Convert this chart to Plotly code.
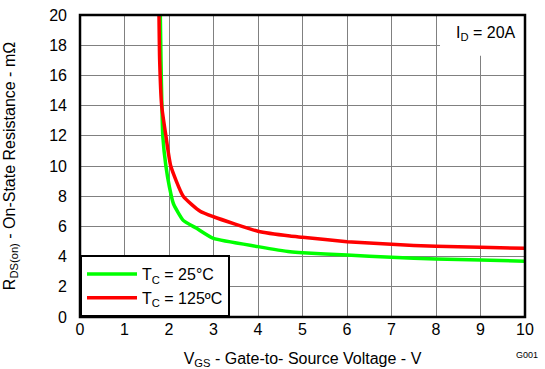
import plotly.graph_objects as go

vgs_25 = [1.805, 1.82, 1.84, 1.86, 1.93, 2.01, 2.10, 2.32, 2.62, 3.0, 4.0, 4.72, 5.0, 6.0, 7.0, 8.0, 9.0, 10.0]
rds_25 = [20.0, 17.0, 14.0, 12.0, 10.0, 8.6, 7.5, 6.4, 5.87, 5.2, 4.66, 4.32, 4.25, 4.1, 3.95, 3.84, 3.77, 3.7]
vgs_125 = [1.775, 1.79, 1.835, 1.93, 2.04, 2.32, 2.7, 3.0, 4.0, 4.72, 5.0, 6.0, 7.0, 8.0, 9.0, 10.0]
rds_125 = [20.0, 17.0, 14.0, 12.0, 10.0, 8.0, 7.0, 6.64, 5.68, 5.36, 5.28, 4.99, 4.81, 4.68, 4.62, 4.55]
x_ticks = list(range(0, 11))
y_ticks = list(range(0, 21, 2))

FONT = "Liberation Sans, Arial, sans-serif"
FS = 16

fig = go.Figure()
fig.add_trace(go.Scatter(x=vgs_25, y=rds_25, mode="lines", line=dict(color="#00ff00", width=3.5, shape="spline", smoothing=0.5),
                         name="T<sub>C</sub> = 25°C"))
fig.add_trace(go.Scatter(x=vgs_125, y=rds_125, mode="lines", line=dict(color="#ff0000", width=3.5, shape="spline", smoothing=0.5),
                         name="T<sub>C</sub> = 125ºC"))

axis_common = dict(showgrid=True, gridcolor="#808080", gridwidth=1, zeroline=False, showline=False,
                   ticks="", automargin=False, ticklabeloverflow="allow",
                   tickfont=dict(family=FONT, size=FS, color="black"))
fig.update_xaxes(range=[0, 10], tickvals=x_ticks, ticklabelstandoff=1, **axis_common,
                 title=dict(text="V<sub>GS</sub> - Gate-to- Source Voltage - V", font=dict(family=FONT, size=FS, color="black"), standoff=16))
fig.update_yaxes(range=[0, 20], tickvals=y_ticks, ticklabelstandoff=12, **axis_common,
                 title=dict(text="R<sub>DS(on)</sub> - On-State Resistance - mΩ", font=dict(family=FONT, size=FS, color="black"), standoff=29))

fig.add_shape(type="rect", xref="x", yref="y", x0=8.09, x1=10, y0=17.3, y1=20, fillcolor="white", line=dict(width=0), layer="above")
fig.add_annotation(x=9.13, y=18.8, xref="x", yref="y", text="I<sub>D</sub> = 20A", showarrow=False,
                   font=dict(family=FONT, size=FS, color="black"))
fig.add_shape(type="rect", xref="paper", yref="paper", x0=0, x1=1, y0=0, y1=1, line=dict(color="black", width=2.5), layer="above")
fig.add_annotation(x=1.034, y=-0.149, xref="paper", yref="paper", xanchor="right", text="G001", showarrow=False,
                   font=dict(family=FONT, size=9, color="black"))

fig.update_layout(
    width=545, height=369, margin=dict(l=80, r=20, t=15, b=52),
    plot_bgcolor="white", paper_bgcolor="white",
    legend=dict(x=0, y=0, xanchor="left", yanchor="bottom", bgcolor="white", bordercolor="black", borderwidth=2,
                font=dict(family=FONT, size=FS, color="black"), itemwidth=50, tracegroupgap=0),
    showlegend=True,
)
fig.write_html("out.html", config={"displayModeBar": False}, post_script="document.body.style.margin='0px';")
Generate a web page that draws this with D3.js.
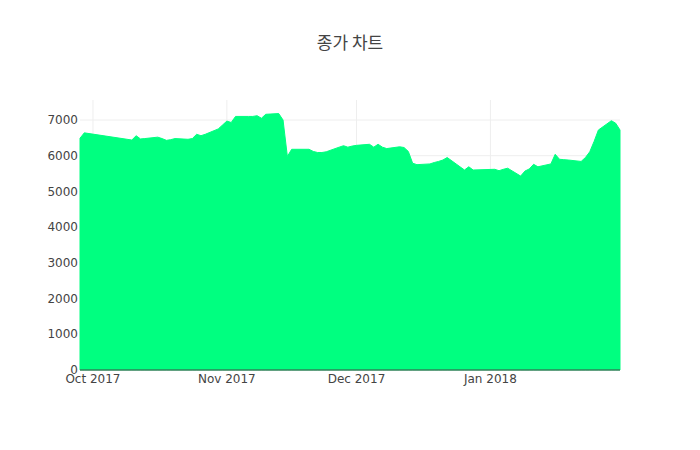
<!DOCTYPE html>
<html>
<head>
<meta charset="utf-8">
<script src="https://cdn.jsdelivr.net/npm/d3@7"></script>
<style>
  body { margin: 0; background: #fff; }
  svg { display: block; }
</style>
</head>
<body>
<svg id="chart" width="700" height="450"></svg>
<script>
const title = "종가 차트";
const dates = [
  "2017-09-28","2017-09-29",
  "2017-10-10","2017-10-11","2017-10-12","2017-10-13","2017-10-16","2017-10-17","2017-10-18","2017-10-19","2017-10-20",
  "2017-10-23","2017-10-24","2017-10-25","2017-10-26","2017-10-27","2017-10-30","2017-10-31",
  "2017-11-01","2017-11-02","2017-11-03","2017-11-06","2017-11-07","2017-11-08","2017-11-09","2017-11-10",
  "2017-11-13","2017-11-14","2017-11-15","2017-11-16","2017-11-17","2017-11-20","2017-11-21","2017-11-22","2017-11-23","2017-11-24",
  "2017-11-27","2017-11-28","2017-11-29","2017-11-30",
  "2017-12-01","2017-12-04","2017-12-05","2017-12-06","2017-12-07","2017-12-08","2017-12-11","2017-12-12","2017-12-13","2017-12-14","2017-12-15",
  "2017-12-18","2017-12-19","2017-12-20","2017-12-21","2017-12-22","2017-12-26","2017-12-27","2017-12-28",
  "2018-01-02","2018-01-03","2018-01-04","2018-01-05","2018-01-08","2018-01-09","2018-01-10","2018-01-11","2018-01-12",
  "2018-01-15","2018-01-16","2018-01-17","2018-01-18","2018-01-19","2018-01-22","2018-01-23","2018-01-24","2018-01-25","2018-01-26",
  "2018-01-29","2018-01-30","2018-01-31"
];
const closes = [
  6490, 6640,
  6440, 6560, 6470, 6480, 6520, 6480, 6430, 6450, 6480,
  6460, 6480, 6600, 6560, 6600, 6750, 6860,
  6970, 6930, 7100, 7100, 7100, 7120, 7050, 7160,
  7180, 7000, 5980, 6180, 6180, 6180, 6120, 6090, 6090, 6110,
  6240, 6280, 6240, 6270,
  6290, 6320, 6240, 6320, 6240, 6200, 6250, 6230, 6120, 5790, 5750,
  5770, 5810, 5840, 5880, 5950, 5600, 5690, 5600,
  5620, 5580, 5620, 5650, 5430, 5570, 5630, 5760, 5690,
  5770, 6040, 5900, 5890, 5880, 5840, 5950, 6110, 6400, 6720,
  6980, 6910, 6720
];
const yTicks = [0, 1000, 2000, 3000, 4000, 5000, 6000, 7000];
const xTickDates = ["2017-10-01", "2017-11-01", "2017-12-01", "2018-01-01"];
const xTickLabels = ["Oct 2017", "Nov 2017", "Dec 2017", "Jan 2018"];

const parse = d3.utcParse("%Y-%m-%d");
const data = dates.map((d, i) => ({ date: parse(d), value: closes[i] }));

const W = 700, H = 450;
const m = { l: 80, r: 80, t: 100, b: 80 };
const svg = d3.select("#chart");
const font = "'DejaVu Sans', verdana, arial, sans-serif";

const x = d3.scaleUtc()
  .domain(d3.extent(data, d => d.date))
  .range([m.l, W - m.r]);
const y = d3.scaleLinear()
  .domain([0, 7560])
  .range([H - m.b, m.t]);

// gridlines
const g = svg.append("g");
g.selectAll("line.vg").data(xTickDates).enter().append("line")
  .attr("x1", d => x(parse(d))).attr("x2", d => x(parse(d)))
  .attr("y1", m.t).attr("y2", H - m.b)
  .attr("stroke", "#eee").attr("stroke-width", 1);
g.selectAll("line.hg").data(yTicks.filter(t => t > 0)).enter().append("line")
  .attr("x1", m.l).attr("x2", W - m.r)
  .attr("y1", d => y(d)).attr("y2", d => y(d))
  .attr("stroke", "#eee").attr("stroke-width", 1);

// area
const area = d3.area()
  .x(d => x(d.date))
  .y0(y(0))
  .y1(d => y(d.value));
svg.append("path").datum(data)
  .attr("d", area)
  .attr("fill", "#00ff80")
  .attr("stroke", "#00ff80")
  .attr("stroke-width", 1)
  .attr("stroke-linejoin", "round");

// zero line
svg.append("line")
  .attr("x1", m.l).attr("x2", W - m.r)
  .attr("y1", y(0)).attr("y2", y(0))
  .attr("stroke", "#444").attr("stroke-width", 1);

// y tick labels
svg.append("g").selectAll("text").data(yTicks).enter().append("text")
  .attr("x", m.l - 2).attr("y", d => y(d)).attr("dy", "0.35em")
  .attr("text-anchor", "end")
  .attr("font-family", font).attr("font-size", 12).attr("fill", "#444")
  .text(d => d);

// x tick labels
svg.append("g").selectAll("text").data(xTickDates).enter().append("text")
  .attr("x", d => x(parse(d))).attr("y", H - m.b + 13)
  .attr("text-anchor", "middle")
  .attr("font-family", font).attr("font-size", 12).attr("fill", "#444")
  .text((d, i) => xTickLabels[i]);

// title
svg.append("text")
  .attr("x", W / 2).attr("y", 49)
  .attr("text-anchor", "middle")
  .attr("font-family", "'Noto Sans CJK KR', 'Open Sans', sans-serif")
  .attr("font-size", 17).attr("fill", "#444")
  .text(title);
</script>
</body>
</html>
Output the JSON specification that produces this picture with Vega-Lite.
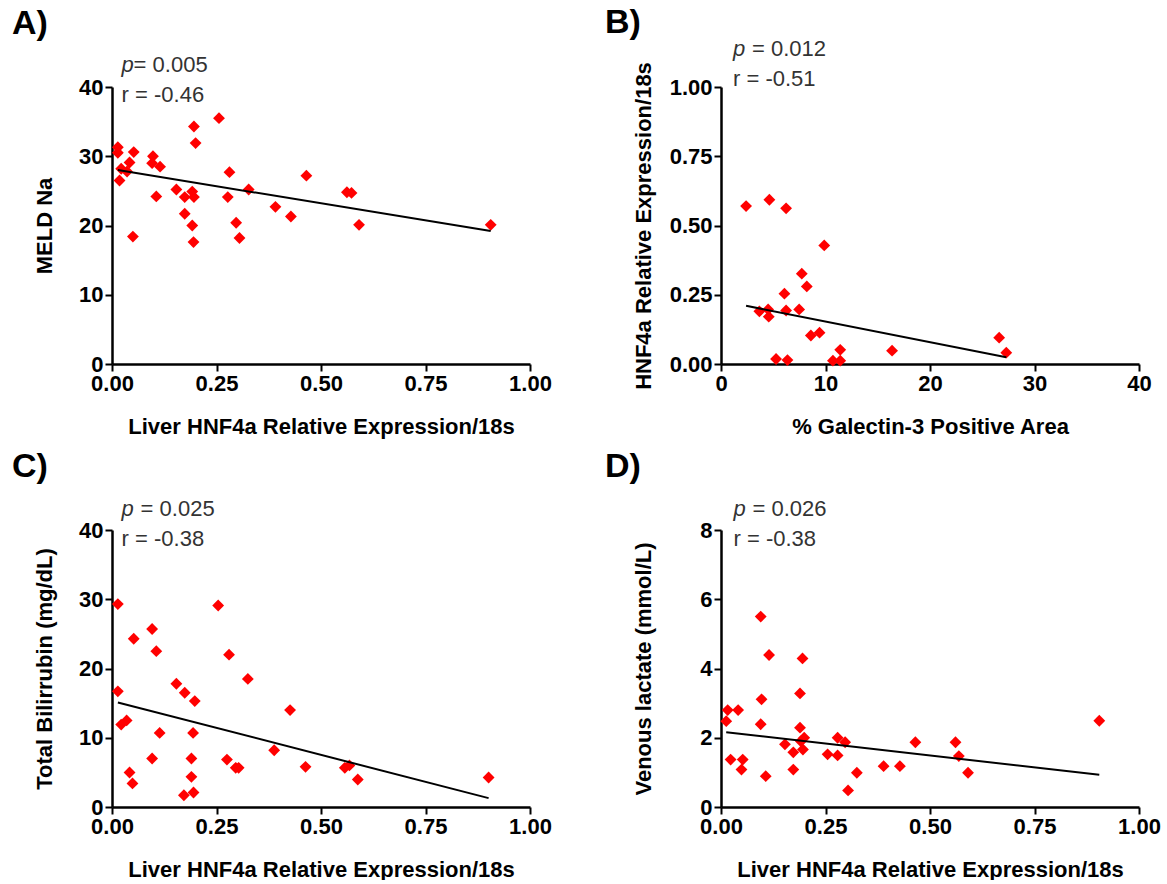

▶ [WHAT THE TASK ASKS]
Please take the lines from the beginning of the data above through the line holding "import plotly.graph_objects as go" and transcribe them exactly, without any pictures.

▶ [EXERCISE RESULT]
Convert this chart to Plotly code.
import plotly.graph_objects as go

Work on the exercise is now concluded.